Allmähliche Rückkehr zur Ruhe
Um eine Lösung zu finden, setzt der Präsident auf eine Generalüberholung des nationalen Energiesystems. Die „strategischen Unternehmen“ hat er der Agentur für strategische Reformen unterstellt. Wie das Nachrichtenportal Kun.uz berichtet, wird seit dem 18. Januar Strom aus Tadschikistan importiert, um so die Provinz Surxondaryo im Süden des Landes zu versorgen.
Auch die steigenden Temperaturen tragen dazu bei, dass die Situation allmählich wieder unter Kontrolle kommt. Die Einwohner:innen von Taschkent erhalten nach und nach wieder Zugang zu Warmwasser und Heizung.

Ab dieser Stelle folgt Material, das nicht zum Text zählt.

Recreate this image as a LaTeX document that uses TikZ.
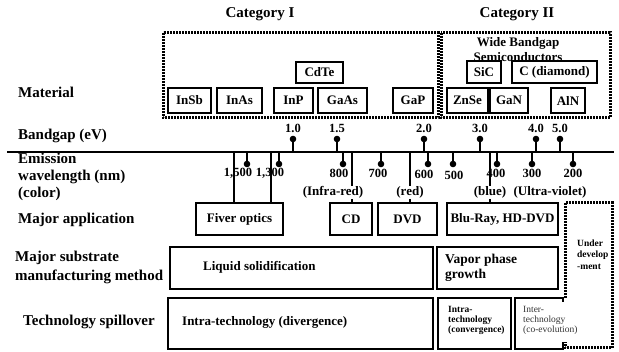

Verzicht auf Hilfe aus Moskau
Usbekistan verzichtet auch in dieser neuen Krise weiterhin auf russische Hilfe. Moskau hatte Ende 2022 Usbekistan und Kasachstan die Gründung einer trinationalen Gas-Union vorgeschlagen. Wie Gazeta.uz berichtete, erklärte die russische Seite, dass dieser Vorschlag nicht die Lieferung von Gas gegen politische Zugeständnisse impliziere, sondern dass es lediglich um die Koordinierung kommerzieller Interessen gehe.
Die Hauptbedingung Russlands war allerdings die Übertragung des Gasfernleitungssystems Usbekistans in das Eigentum von Gazprom zum Marktwert. Ähnliche Forderungen wurden gegenüber Kasachstans nationaler Gasgesellschaft „Kazakgaz“ vorgebracht. Die zweite von russischer Seite gestellte Bedingung war die Abtretung der Rechte zum Export von Gas nach China. Gazprom bot also an, anstelle des usbekischen Unternehmens „UzGazTrade“ Vertragspartei zu werden. Diese Konditionen wurden aber weder von Kasachstan noch von Usbekistan akzeptiert.